In accordance with the rules laid out by clan founder Vesuvius, it is governed by a board of five players and looks more toward quality than quantity of membership. Former clan leaders hold an honorary board position. Clan recruiting is invitation-based, and each possible new member is reviewed and discussed by the entire clan.
"What you do not smell is Iocaine Powder."
Blackadder catches up with Tainted Meat Alliance, Jerry's Kids, and Aflubadubdub!, who holds the PVP spots hostage and proposes a battle of wits. Blackadder produces a vial of "iocaine powder" (an undetectable poison) and takes two goblets of wine behind his back to poison one of them, then instructs Tainted Meat Alliance, Jerry's Kids, and Aflubadubdub! to choose a goblet. Tainted Meat Alliance, Jerry's Kids, and Aflubadubdub! uses their logic to deduce which cup is poisoned, drinks from one and dies. Blackadder then reveals to the entire kingdom that he had poisoned both, but he was not affected because he had "spent the last few years building an immunity to iocane powder." Thereby proving his superiority as a clan leader.
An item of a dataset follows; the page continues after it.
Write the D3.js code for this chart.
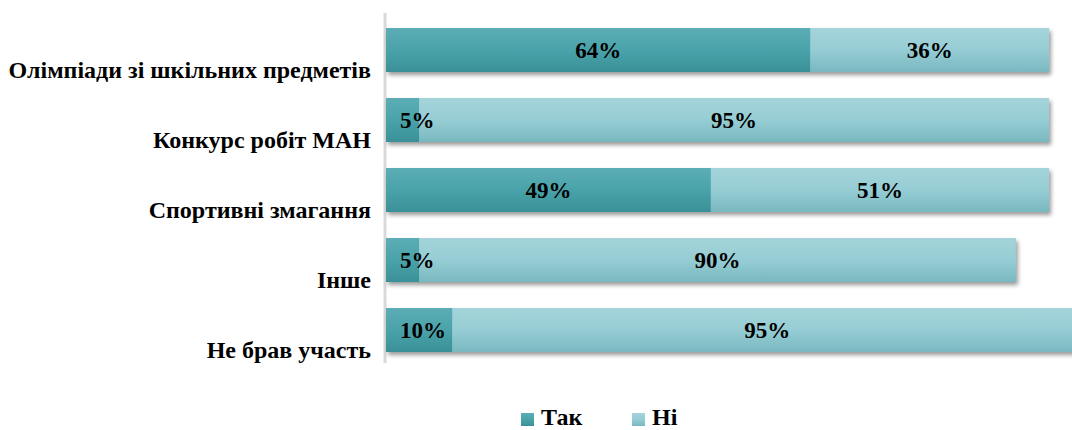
<!DOCTYPE html>
<html><head><meta charset="utf-8">
<script src="https://cdn.jsdelivr.net/npm/d3@7"></script>
<style>
html,body{margin:0;padding:0;background:#fff;overflow:hidden}
svg{display:block}
</style></head>
<body>
<svg id="chart" width="1072" height="430"></svg>
<script>
const categories = ["Олімпіади зі шкільних предметів","Конкурс робіт МАН","Спортивні змагання","Інше","Не брав участь"];
const seriesNames = ["Так","Ні"];
const tak = [64,5,49,5,10];
const ni  = [36,95,51,90,95];

const FONT = "Liberation Serif";
const svg = d3.select("#chart");
const defs = svg.append("defs");
function grad(id, stops){
  const g = defs.append("linearGradient").attr("id",id).attr("x1",0).attr("y1",0).attr("x2",0).attr("y2",1);
  stops.forEach(s=>g.append("stop").attr("offset",s[0]).attr("stop-color",s[1]));
}
grad("gTak",[[0,"#5cadb5"],[0.5,"#4aa3aa"],[1,"#3a9097"]]);
grad("gNi",[[0,"#a4d4da"],[0.5,"#96cdd4"],[1,"#79b8c0"]]);
const f = defs.append("filter").attr("id","sh").attr("x","-5%").attr("y","-30%").attr("width","110%").attr("height","170%");
f.append("feDropShadow").attr("dx",2).attr("dy",3).attr("stdDeviation",2).attr("flood-color","#000").attr("flood-opacity",0.4);

const x = d3.scaleLinear().domain([0,100]).range([386,1049]);
const y = d3.scaleBand().domain(categories).range([15,365]).paddingInner(0.3714).paddingOuter(0.1857);

// axis line
svg.append("line").attr("x1",385).attr("x2",385).attr("y1",13).attr("y2",363)
  .attr("stroke","#d9d9d9").attr("stroke-width",3);

const rows = categories.map((c,i)=>({c, segs:[
  {name:seriesNames[0], x0:0, x1:tak[i], v:tak[i], fill:"url(#gTak)"},
  {name:seriesNames[1], x0:tak[i], x1:tak[i]+ni[i], v:ni[i], fill:"url(#gNi)"}
]}));

const g = svg.selectAll("g.row").data(rows).join("g").attr("class","row");
g.append("rect")
  .attr("x",d=>x(0)).attr("y",d=>y(d.c))
  .attr("width",d=>x(d.segs[1].x1)-x(0)).attr("height",y.bandwidth())
  .attr("fill","#7fbcc4").attr("filter","url(#sh)");
g.selectAll("rect.seg").data(d=>d.segs.map(s=>({...s,c:d.c}))).join("rect").attr("class","seg")
  .attr("x",d=>x(d.x0)).attr("y",d=>y(d.c))
  .attr("width",d=>x(d.x1)-x(d.x0)).attr("height",y.bandwidth())
  .attr("fill",d=>d.fill);

// data labels
g.selectAll("text.lbl").data(d=>d.segs.map(s=>({...s,c:d.c}))).join("text").attr("class","lbl")
  .attr("font-family",FONT).attr("font-weight","bold").attr("fill","#000")
  .attr("font-size",23)
  .attr("text-anchor","middle")
  .attr("y",d=>y(d.c)+y.bandwidth()/2+8)
  .text(d=>d.v+"%")
  .attr("x",function(d){
    const w=this.getComputedTextLength();
    const c=(x(d.x0)+x(d.x1))/2;
    return Math.max(c, x(d.x0)+w/2+14);
  });

// category labels
svg.selectAll("text.cat").data(categories).join("text").attr("class","cat")
  .attr("font-family",FONT).attr("font-weight","bold").attr("fill","#000")
  .attr("font-size",24).attr("text-anchor","end")
  .attr("x",371).attr("y",d=>y(d)+y.bandwidth()+6).text(d=>d);

// legend
const leg = svg.append("g");
const lx=[521,632];
seriesNames.forEach((n,i)=>{
  leg.append("rect").attr("x",lx[i]).attr("y",413).attr("width",13).attr("height",13)
    .attr("fill",i===0?"url(#gTak)":"url(#gNi)");
  leg.append("text").attr("x",lx[i]+20).attr("y",425).attr("font-size",24)
    .attr("font-family",FONT).attr("font-weight","bold").attr("fill","#000").text(n);
});
</script>
</body></html>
Over subsequent years, Iocaine Powder maintained a strong presence in the game, particularly PVP, running several other PVP-focused events including a regularly recurring "PVP Premiership". Many of their members were also significant ascenders in both softcore and hardcore, either for speed, persistence or both. Also, when the Clan Basement were introduced to the game in 2008, the "wolfpack" mentality that had served them so well in PVP was to stand them in good stead again, as IP's members cooperated to set several early speed records in the Hobopolis clan dungeon, including that of being the first clan to use multiple moshing bands: indeed, for a long time, their 1028-turn run was a near-unassailable mark at the top of the Hobopolis speed board, and is at the time of writing still in the top four.